Consumer Data Right (CDR) CX Guidelines
Project Overview
The Consumer Data Right (CDR) Discovery Program explored how to design a consent experience that could uphold both legal compliance and public trust as Australia rolled out its national open-data ecosystem.
I led the research and design program focused on consent management and revocation, helping shape how Australians understand, authorise, and control the sharing of their personal data across sectors such as banking, energy, and telecommunications.
The challenge was to operationalise Data Trust by Design in a live regulatory experiment—translating legislative intent into trustworthy, human-centred experiences.
Key Challenges
- Aligning to and challenging existing technical standards
- Ecosystem complexity and data use sensitivity
- Introduce hybrid Data Trust by Design research methodologies
- Legacy systems and processes to upgrade
Process & Methodology
This project combined systemic design, lean UX, and participatory research across government and industry contexts.
Methods included:
- Ecosystem mapping of consent flows and actor relationships.

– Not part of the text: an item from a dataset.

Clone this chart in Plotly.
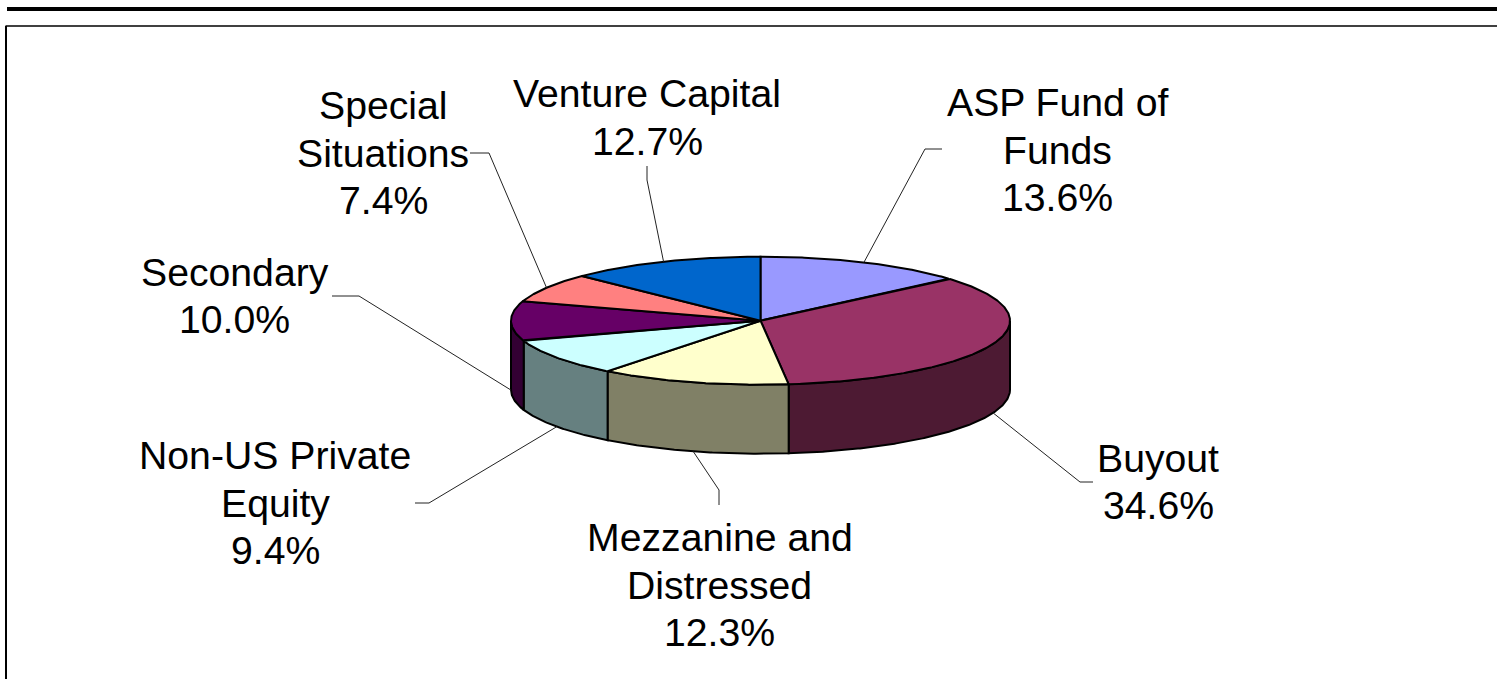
import math
import plotly.graph_objects as go

# ---- data ----
categories = ["ASP Fund of Funds", "Buyout", "Mezzanine and Distressed", "Non-US Private Equity",
              "Secondary", "Special Situations", "Venture Capital"]
values = [13.6, 34.6, 12.3, 9.4, 10.0, 7.4, 12.7]
top_colors = ["#9999FF", "#993366", "#FFFFCC", "#CCFFFF", "#660066", "#FF8080", "#0066CC"]
side_colors = ["#4D4D80", "#4D1A33", "#808066", "#668080", "#330033", "#804040", "#003366"]
label_lines = [["ASP Fund of", "Funds"], ["Buyout"], ["Mezzanine and", "Distressed"],
               ["Non-US Private", "Equity"], ["Secondary"], ["Special", "Situations"], ["Venture Capital"]]

# ---- layout ----
CX, CY, RX, RY, DEPTH = 760.5, 320.7, 249.5, 64, 69
LINE_STEP = 47.5
label_pos = [(1057.5, 150), (1158, 482), (719.5, 585), (275, 503), (234.5, 296), (383, 153), (647, 117.5)]
elbows = [[(925, 149), (942, 149)], [(1080, 482), (1093, 482)], [(719, 490), (719, 505)],
          [(429, 503), (415, 503)], [(359, 296), (332, 296)], [(489, 153), (470, 153)],
          [(647, 180), (647, 166)]]
FONT = dict(family="Liberation Sans, Arial, sans-serif", size=39.2, color="black")


def pt(deg, dz=0):
    a = math.radians(deg)
    return CX + RX * math.sin(a), CY - RY * math.cos(a) + dz


def arc(a0, a1, dz=0):
    n = max(2, int(abs(a1 - a0) * 2))
    return [pt(a0 + (a1 - a0) * i / n, dz) for i in range(n + 1)]


total = sum(values)
bounds = [0.0]
for v in values:
    bounds.append(bounds[-1] + v / total * 360)

fig = go.Figure()


def poly(points, fill=None, width=2.0, color="black"):
    xs, ys = zip(*points)
    fig.add_trace(go.Scatter(
        x=list(xs), y=list(ys), mode="lines", line=dict(color=color, width=width),
        fill="toself" if fill else "none", fillcolor=fill, hoverinfo="skip", showlegend=False))


# side wall: only the front half of the rim (90..270 degrees clockwise from the top)
for i in range(len(values)):
    a0, a1 = max(bounds[i], 90), min(bounds[i + 1], 270)
    if a1 > a0:
        poly(arc(a0, a1) + arc(a1, a0, DEPTH) + [pt(a0)], side_colors[i])

# top face
for i in range(len(values)):
    poly([(CX, CY)] + arc(bounds[i], bounds[i + 1]) + [(CX, CY)], top_colors[i])

# leader lines start on the rim at each slice's middle angle
for i in range(len(values)):
    mid = (bounds[i] + bounds[i + 1]) / 2
    front = 90 < mid < 270
    poly([pt(mid, DEPTH if front else 0)] + elbows[i], width=1.0, color="#222222")

# labels: one text per line so the line spacing can follow the picture
annotations = []
for i, lines in enumerate(label_lines):
    rows = lines + [f"{values[i]:.1f}%"]
    for r, row in enumerate(rows):
        annotations.append(dict(x=label_pos[i][0], y=label_pos[i][1] + (r - (len(rows) - 1) / 2) * LINE_STEP,
                                xref="x", yref="y", text=row, showarrow=False, align="center",
                                xanchor="center", yanchor="middle", font=FONT))

shapes = [
    dict(type="rect", xref="x", yref="y", x0=7, x1=1497, y0=7, y1=11,
         fillcolor="black", line=dict(width=0)),
    dict(type="line", xref="x", yref="y", x0=5.5, x1=1497, y0=26, y1=26, line=dict(color="black", width=1.5)),
    dict(type="line", xref="x", yref="y", x0=6, x1=6, y0=26, y1=679, line=dict(color="black", width=2)),
]

fig.update_layout(
    width=1497, height=679, margin=dict(l=0, r=0, t=0, b=0),
    paper_bgcolor="white", plot_bgcolor="white", showlegend=False,
    xaxis=dict(range=[0, 1497], visible=False, fixedrange=True),
    yaxis=dict(range=[679, 0], visible=False, fixedrange=True),
    annotations=annotations, shapes=shapes,
)
fig.write_html("out.html", config=dict(displayModeBar=False),
               post_script="document.body.style.margin='0';document.body.style.overflow='hidden';")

- Research program design for two iterative participant studies.
- Development of low-fidelity prototypes exploring consent initiation, delegation, and revocation.
- Semi-structured interviews and contextual inquiry with consumers and service providers.
- Thematic analysis and synthesis into trust heuristics and design principles.
- Stakeholder playback sessions aligning policy, regulatory, and human factors.
- Creation of a reference architecture and service blueprint to inform the CDR standards team.
Results & Impact
This program set the foundation for ethical, user-centred consent across the Australian digital economy.
- Established the first consent-journey reference model for CDR participants.
- Introduced the Data Trust by Design framework into Australian standards research.
- Informed accreditation and governance guidelines for data recipients and holders.
- Influenced later policy updates on consent revocation and data portability.
- Demonstrated how design as inquiry can bridge regulation, technology, and lived experience.